Berger has been subjected to vile and unforgiveable antisemitic abuse, and said in the interview that of the 6 convicted for this abuse towards her, only 2 came from the left, none were members of the Labour party.

For anyone on the left, though, this is still 2 too many.

In August 2017, the Campaign Against Antisemitism’s Antisemitism Barometer report, using YouGov survey-data, showed that, out of those voting for the UK’s 3 largest political parties (Tories, Labour, and Lib Dems), Conservative voters were the most likely to be antisemitic.

Nothing will satisfy Labour’s detractors on this issue until its leadership passes tests set by these Zionist critics—e.g. never meeting with leaders of the Palestinian resistance, never supporting BDS, never demonstrating when Israel drops phosphorous bombs on Gaza, and so on.

A clue as to the bar set for Labour by these detractors is afforded by the accusation made by the above-mentioned Luciana Berger, who maintained that Labour is “institutionally antisemitic”.

Which of course merely poses in turn the question of what the real situation is regarding evidence of “institutional antisemitism” in the Conservative party (of which Berger and other Labour members of the same mind have been totally silent)?

The Tories however have the good fortune of getting a free pass from the overwhelmingly rightwing Ukanian media on their endemic racism.

Cozying up to Steve Bannon (hisBreitbart Newsis a port-of-call for holders of antisemitic views) — the senior Tory politicians Boris Johnson, Michael Gove, and Jacob Rees-Mogg have met with Bannon. Not a word from Berger and co.

Rampant antisemitism in university Conservative associations? Again not a word.

Links that top Tories have with the antisemitic Hungarian leader Viktor Orbán? Yet again not a word.

And let’s not get started on the Tory party’s Islamophobia.

Of course as the party of liberty, equality, and solidarity, Labour has uncompromisingly to be anti-racist on all fronts.
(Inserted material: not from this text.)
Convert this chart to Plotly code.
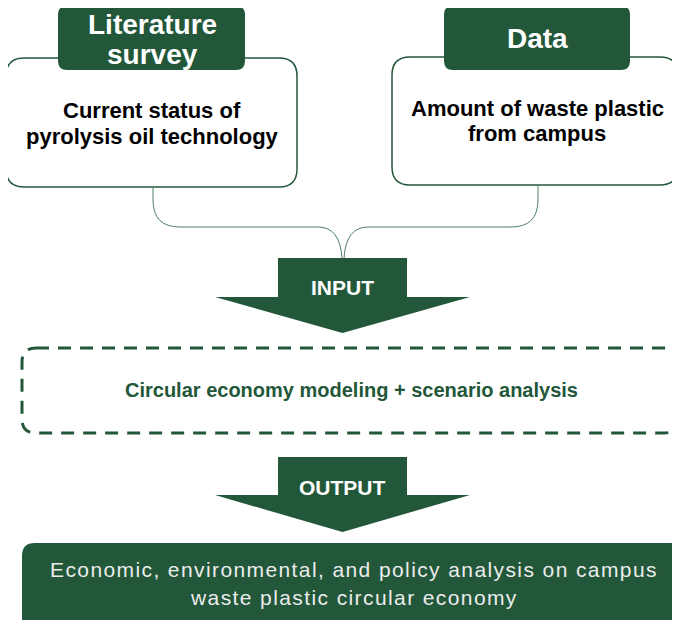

But seeking to battle on the front whether antisemitism in Labour is in fact incorrigibly “institutional”, or too much, or just a little, or almost nonexistent, and so on, is futile.

As mentioned, the tactical higher ground in making determinations on these issues (given the anti-Labour disposition of the UK media and the power of its Zionist lobby) always lies with those making such accusations.
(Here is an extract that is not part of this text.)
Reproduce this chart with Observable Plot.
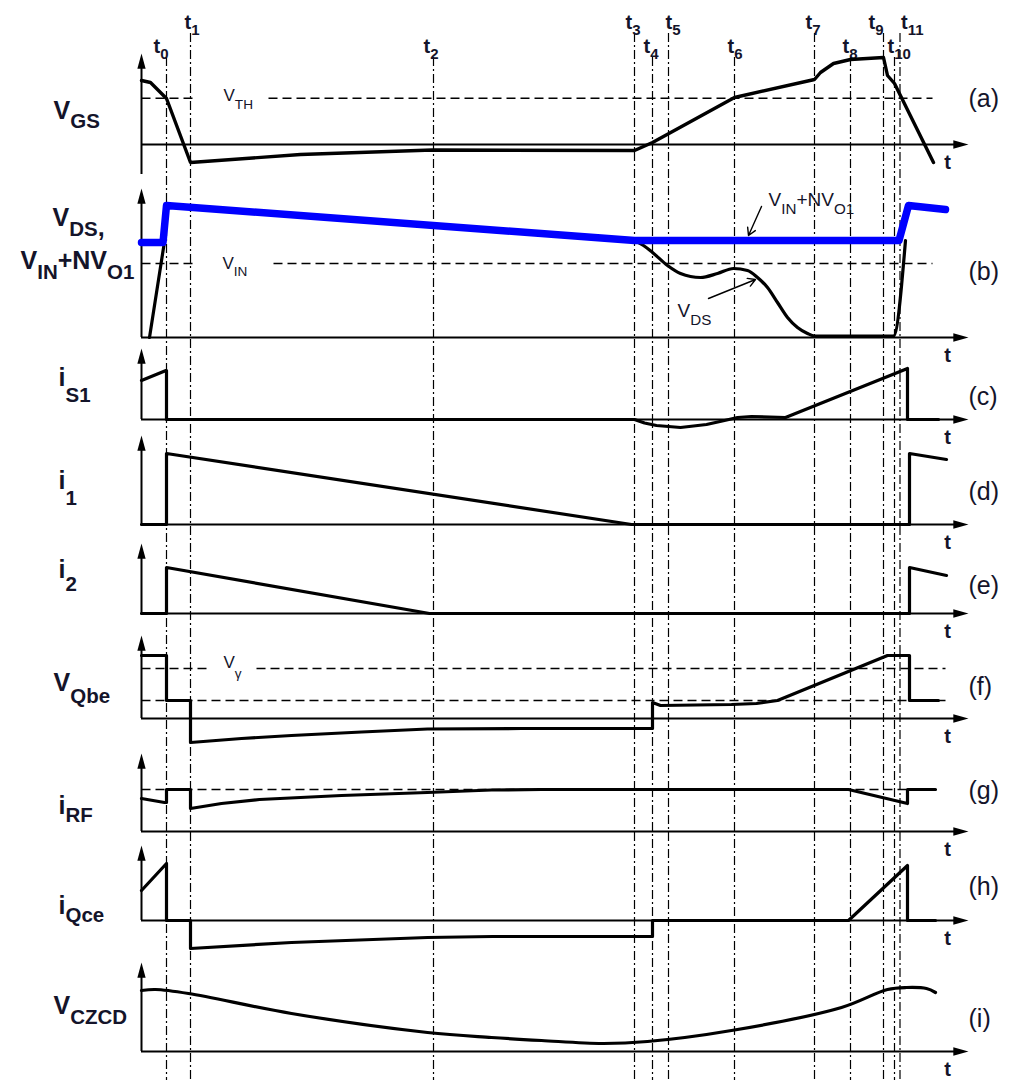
<!DOCTYPE html>
<html>
<head>
<meta charset="utf-8">
<script src="https://cdn.jsdelivr.net/npm/d3@7"></script>
<script src="https://cdn.jsdelivr.net/npm/@observablehq/plot@0.6"></script>
<style>
  html, body { margin: 0; padding: 0; background: #fff; }
  #chart { width: 1016px; height: 1080px; }
</style>
</head>
<body>
<div id="chart"></div>
<script>
// ---------------- DATA ----------------
// switching instants (time units)
const tNames = ["t_{0}","t_{1}","t_{2}","t_{3}","t_{4}","t_{5}","t_{6}","t_{7}","t_{8}","t_{9}","t_{10}","t_{11}"];
const tMarks = [2.5, 4.9, 29.2, 49.3, 51.1, 52.7, 59.3, 67.3, 70.9, 74.2, 75.3, 75.85];

// panel names and labels
const panels = ["a","b","c","d","e","f","g","h","i"];
const panelTags = ["(a)","(b)","(c)","(d)","(e)","(f)","(g)","(h)","(i)"];
const signalNames = ["V_{GS}","V_{DS},","V_{IN}+NV_{O1}","i_{S1}","i_{1}","i_{2}","V_{Qbe}","i_{RF}","i_{Qce}","V_{CZCD}"];

// (a) V_GS
const vgsT = [0, 0.9, 2.5, 4.9, 15.9, 29.1, 49.3, 51.1, 59.3, 67.3, 67.9, 69.2, 70.9, 74.2, 74.6, 75.3, 79.2];
const vgsV = [6.4, 6.2, 4.6, -1.8, -1.0, -0.55, -0.6, 0.2, 4.7, 6.5, 7.2, 8.1, 8.5, 8.7, 6.9, 6.1, -1.8];
const vthLevel = 4.63;

// (b) V_IN + N V_O1 (blue) and V_DS (black)
const vinT = [0, 2.15, 2.5, 49.3, 75.75, 76.7, 80.4];
const vinV = [9.5, 9.5, 13.2, 9.7, 9.7, 13.2, 12.8];
const vdsRiseT = [0.8, 2.3];
const vdsRiseV = [0, 9.6];
const vdsT = [49.3, 50.2, 51.1, 52.6, 53.9, 55.9, 57.6, 59.2, 60.6, 61.6, 62.6, 63.6, 64.6, 65.6, 66.6, 67.3, 75.2, 76.4];
const vdsV = [9.7, 9.2, 8.5, 7.2, 6.4, 6.0, 6.4, 6.9, 6.7, 6.0, 5.0, 3.5, 2.0, 1.0, 0.4, 0.15, 0.15, 9.7];
const vinLevel = 7.4;

// (c) i_S1
const is1T = [0, 2.45, 2.5, 2.5, 49.3, 50.3, 51.5, 53.9, 56.5, 58.3, 59.6, 61.0, 64.4, 76.6, 76.6, 79.7];
const is1V = [3.9, 4.9, 4.9, 0, 0, -0.35, -0.6, -0.8, -0.5, -0.1, 0.2, 0.3, 0.2, 5.1, 0, 0];

// (d) i_1
const i1T = [0, 2.5, 2.5, 49.0, 76.8, 76.8, 80.5];
const i1V = [0, 0, 7.1, 0, 0, 7.1, 6.5];

// (e) i_2
const i2T = [0, 2.5, 2.5, 28.8, 76.8, 76.8, 80.5];
const i2V = [0, 0, 4.6, 0, 0, 4.6, 3.8];

// (f) V_Qbe
const vqbeT = [0, 2.5, 2.5, 4.9, 4.9, 10, 15, 22, 28.6, 38, 51.1, 51.1, 51.9, 59.0, 61.5, 63.6, 74.6, 76.8, 76.8, 79.7];
const vqbeV = [6.3, 6.3, 1.8, 1.8, -2.4, -2.0, -1.7, -1.35, -1.05, -1.0, -1.0, 1.6, 1.3, 1.4, 1.5, 1.8, 6.3, 6.3, 1.8, 1.8];
const vgammaHigh = 5.0;
const vgammaLow = 1.8;

// (g) i_RF
const irfT = [0, 2.3, 2.5, 2.5, 4.9, 4.9, 8, 11.8, 20, 28.6, 35, 40, 70.7, 76.6, 76.6, 79.4];
const irfV = [3.3, 2.9, 2.9, 4.2, 4.2, 2.3, 2.8, 3.2, 3.6, 3.9, 4.15, 4.2, 4.2, 2.8, 4.2, 4.2];
const irfLevel = 4.2;

// (h) i_Qce
const iqceT = [0, 2.5, 2.5, 4.9, 4.9, 15, 28.6, 35.1, 51.1, 51.1, 70.7, 76.6, 76.6, 79.4];
const iqceV = [3.0, 5.7, 0, 0, -2.8, -2.2, -1.7, -1.6, -1.6, 0, 0, 5.5, 0, 0];

// (i) V_CZCD
const vczT = [0, 1.4, 4.7, 15, 28.6, 35, 40, 46.1, 50.6, 59, 70, 74.6, 76.5, 78.5, 79.4];
const vczV = [6.1, 6.2, 5.8, 3.8, 1.9, 1.4, 1.1, 0.8, 1.0, 2.1, 4.4, 6.2, 6.4, 6.3, 5.9];

// ---------------- LAYOUT (pixels) ----------------
const base    = {a:144, b:337, c:419, d:524, e:613, f:718, g:831, h:920, i:1051};
const axisTop = {a:53,  b:188, c:348, d:435, e:543, f:635, g:753, h:845, i:962};
const axisBot = {a:174, b:337, c:419, d:524, e:613, f:718, g:831, h:920, i:1051};
const tagY    = {a:106, b:279, c:404, d:499, e:593, f:694, g:798, h:894, i:1026};
const tLabelDx = [-13, -6, -10, -9, -9, -3, -7, -9, -8, -15, -7, 1];
const K = 10; // px per value unit
const Y = (p, v) => base[p] - K * v;

const sig = (p, T, V) => T.map((t, k) => ({t, y: Y(p, V[k])}));

// dashed reference levels, split around their labels
const refs = [
  {p:"a", v:vthLevel, t1:0, t2:5.1}, {p:"a", v:vthLevel, t1:12.7, t2:79.1},
  {p:"b", v:vinLevel, t1:0, t2:5.6}, {p:"b", v:vinLevel, t1:13.2, t2:79.1},
  {p:"f", v:vgammaHigh, t1:0, t2:6.6}, {p:"f", v:vgammaHigh, t1:11.5, t2:80.4},
  {p:"f", v:vgammaLow, t1:0, t2:80.4},
  {p:"g", v:irfLevel, t1:0, t2:79.4}
];
const refLabels = [
  {p:"a", t:8.2, v:4.4, s:"V_{TH}"},
  {p:"b", t:8.1, v:6.9, s:"V_{IN}"},
  {p:"f", t:8.2, v:5.1, s:"V_{γ}"}
];

// left signal-name labels
const leftLabels = [
  {s:signalNames[0], t:-8.8, y:118},
  {s:signalNames[1], t:-8.9, y:225},
  {s:signalNames[2], t:-12.1, y:268},
  {s:signalNames[3], t:-8.3, y:385},
  {s:signalNames[4], t:-8.3, y:488},
  {s:signalNames[5], t:-8.3, y:577},
  {s:signalNames[6], t:-8.8, y:690},
  {s:signalNames[7], t:-8.3, y:813},
  {s:signalNames[8], t:-8.3, y:913},
  {s:signalNames[9], t:-8.8, y:1013}
];

const subStyle = {
  "V_{GS}": {size:"0.82em", dy:9},
  "V_{DS},": {size:"0.82em", dy:10, stayLow:true},
  "V_{IN}+NV_{O1}": {size:"0.82em", dy:10},
  "i_{S1}": {size:"0.82em", dy:16},
  "i_{1}": {size:"0.82em", dy:16},
  "i_{2}": {size:"0.82em", dy:13},
  "V_{Qbe}": {size:"0.82em", dy:12},
  "i_{RF}": {size:"0.82em", dy:8},
  "i_{Qce}": {size:"0.82em", dy:8},
  "V_{CZCD}": {size:"0.82em", dy:10},
  "V_{TH}": {size:"0.8em", dy:8},
  "V_{IN}": {size:"0.8em", dy:7},
  "V_{γ}": {size:"0.8em", dy:10},
  "V_{DS}": {size:"0.8em", dy:8},
  "V_{IN}+NV_{O1} ": {size:"0.8em", dy:8}
};

// annotation arrows
const annText = [
  {s:"V_{DS}", t:53.6, v:2.1},
  {s:"V_{IN}+NV_{O1} ", t:62.7, v:13.2}
];
const annArrows = [
  {t1:56.7, v1:3.9, t2:61.4, v2:5.8},
  {t1:62.0, v1:13.1, t2:60.7, v2:10.2}
];

// ---------------- SYMBOLS ----------------
const arrowUp = {draw(ctx, size) { const r = Math.sqrt(size / Math.PI);
  ctx.moveTo(0, 0); ctx.lineTo(-0.9 * r, 3.3 * r); ctx.lineTo(0.9 * r, 3.3 * r); ctx.closePath(); }};
const arrowRight = {draw(ctx, size) { const r = Math.sqrt(size / Math.PI);
  ctx.moveTo(0, 0); ctx.lineTo(-3.3 * r, -0.9 * r); ctx.lineTo(-3.3 * r, 0.9 * r); ctx.closePath(); }};

const FONT = "'Liberation Sans', Arial, Helvetica, sans-serif";
const INK = "#14142a";
const tIdx = d3.range(tMarks.length);
const X_END = 82.7;

const plot = Plot.plot({
  width: 1016,
  height: 1080,
  margin: 0,
  x: {domain: [-14.1, 87.5], axis: null},
  y: {domain: [0, 1080], range: [0, 1080], axis: null},
  style: {background: "#fff", fontFamily: FONT},
  marks: [
    // switching-instant guide lines
    Plot.ruleX(tIdx, {x: i => tMarks[i], y1: i => (i % 2 ? 33 : 57), y2: 1080,
      stroke: "#000", strokeWidth: 1.2, strokeDasharray: "9,3,2,3"}),
    ...tIdx.map(i => Plot.text([i], {x: j => tMarks[j], y: j => (j % 2 ? 28 : 52), text: j => tNames[j],
      textAnchor: "start", lineAnchor: "bottom", fontSize: 20, fontWeight: "bold", fill: INK, dx: tLabelDx[i]})),

    // dashed reference levels
    Plot.link(refs, {x1: "t1", x2: "t2", y1: d => Y(d.p, d.v), y2: d => Y(d.p, d.v),
      stroke: "#000", strokeWidth: 1.4, strokeDasharray: "9,5"}),
    Plot.text(refLabels, {x: "t", y: d => Y(d.p, d.v), text: "s", textAnchor: "start",
      lineAnchor: "bottom", fontSize: 17, fill: INK}),

    // axes
    Plot.ruleY(panels, {y: p => base[p], x1: 0, x2: X_END - 1, stroke: "#000", strokeWidth: 2}),
    Plot.ruleX(panels, {x: 0, y1: p => axisTop[p] + 6, y2: p => axisBot[p], stroke: "#000", strokeWidth: 2}),
    Plot.dot(panels, {x: X_END, y: p => base[p], symbol: arrowRight, r: 4.6, fill: "#000", stroke: null}),
    Plot.dot(panels, {x: 0, y: p => axisTop[p], symbol: arrowUp, r: 4.6, fill: "#000", stroke: null}),
    Plot.text(panels, {x: 80.6, y: p => base[p] + 24, text: () => "t", textAnchor: "middle",
      lineAnchor: "bottom", fontSize: 20, fontWeight: "bold", fill: INK}),
    Plot.text(panels, {x: X_END, y: p => tagY[p], text: (p, k) => panelTags[k], textAnchor: "start",
      lineAnchor: "bottom", fontSize: 25, fill: INK}),

    // waveforms
    Plot.line(sig("a", vgsT, vgsV), {x: "t", y: "y", stroke: "#000", strokeWidth: 3.4, strokeLinejoin: "round"}),
    Plot.line(sig("b", vdsRiseT, vdsRiseV), {x: "t", y: "y", stroke: "#000", strokeWidth: 3.2}),
    Plot.line(sig("b", vdsT, vdsV), {x: "t", y: "y", stroke: "#000", strokeWidth: 3.2, curve: "monotone-x"}),
    Plot.line(sig("b", vinT, vinV), {x: "t", y: "y", stroke: "#0000ff", strokeWidth: 7.5, strokeLinejoin: "round"}),
    Plot.line(sig("c", is1T, is1V), {x: "t", y: "y", stroke: "#000", strokeWidth: 3.2, strokeLinejoin: "round"}),
    Plot.line(sig("d", i1T, i1V), {x: "t", y: "y", stroke: "#000", strokeWidth: 3.2}),
    Plot.line(sig("e", i2T, i2V), {x: "t", y: "y", stroke: "#000", strokeWidth: 3.2}),
    Plot.line(sig("f", vqbeT, vqbeV), {x: "t", y: "y", stroke: "#000", strokeWidth: 3.2, strokeLinejoin: "round"}),
    Plot.line(sig("g", irfT, irfV), {x: "t", y: "y", stroke: "#000", strokeWidth: 3.2, strokeLinejoin: "round"}),
    Plot.line(sig("h", iqceT, iqceV), {x: "t", y: "y", stroke: "#000", strokeWidth: 3.2}),
    Plot.line(sig("i", vczT, vczV), {x: "t", y: "y", stroke: "#000", strokeWidth: 3.2, curve: "catmull-rom"}),

    // annotations
    Plot.arrow(annArrows, {x1: "t1", y1: d => Y("b", d.v1), x2: "t2", y2: d => Y("b", d.v2),
      stroke: "#000", strokeWidth: 1.4, headLength: 9}),
    Plot.text(annText, {x: "t", y: d => Y("b", d.v), text: "s", textAnchor: "start",
      lineAnchor: "bottom", fontSize: 19, fill: INK}),

    // signal names
    Plot.text(leftLabels, {x: "t", y: "y", text: "s", textAnchor: "start", lineAnchor: "bottom",
      fontSize: 25, fontWeight: "bold", fill: INK})
  ]
});

document.getElementById("chart").appendChild(plot);

// turn "_{...}" into subscript tspans
function applySubs(svg) {
  svg.querySelectorAll("text").forEach(el => {
    const raw = el.textContent;
    if (!raw.includes("_{")) return;
    const st = subStyle[raw] || {size: "0.75em", dy: 6};
    while (el.firstChild) el.removeChild(el.firstChild);
    let shifted = 0;
    const add = (txt, sub) => {
      if (!txt) return;
      const ts = document.createElementNS("http://www.w3.org/2000/svg", "tspan");
      ts.textContent = txt;
      if (sub) { ts.style.fontSize = st.size; ts.setAttribute("dy", st.dy - shifted); shifted = st.dy; }
      else if (shifted && !st.stayLow) { ts.setAttribute("dy", -shifted); shifted = 0; }
      el.appendChild(ts);
    };
    const re = /_\{([^}]*)\}/g;
    let last = 0, m;
    while ((m = re.exec(raw))) {
      add(raw.slice(last, m.index), false);
      add(m[1], true);
      last = re.lastIndex;
    }
    add(raw.slice(last).replace(/ $/, ""), false);
  });
}
applySubs(plot);
</script>
</body>
</html>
As a result, any simplistic or tone-deaf comment about “Zionists” is going to be placed on the same level as antisemitic conspiracy theory (the alleged machinations of Rothschild bankers, Zionists colluding with Saudis to perpetrate the 9/11 attacks), Holocaust denial, and so forth.

Even to say that Israel is manipulating the Holocaust to serve the Zionist project (a charge made by several Holocaust survivors!), leads to accusations of antisemitism.

Unfortunately for Labour, there has been a range of such crude or unnuanced comments, ranging from the ex-London mayor Ken Livingstone’s uncontextualized and unqualified claim that Hitler was “a Zionist” because early-on Hitler viewed the repatriation of German Jews to form a Jewish colony in Palestine as a possible solution to Germany’s “Jewish problem” (this was a position actually held by Hitler), to the current travails of the Labour MP Chris Williamson.

Williamson, a former Blairite who became a stalwart ally of Corbyn’s, is now suspended from the Labour party for saying it has been “too apologetic” when dealing with the so-called “antisemitism crisis”.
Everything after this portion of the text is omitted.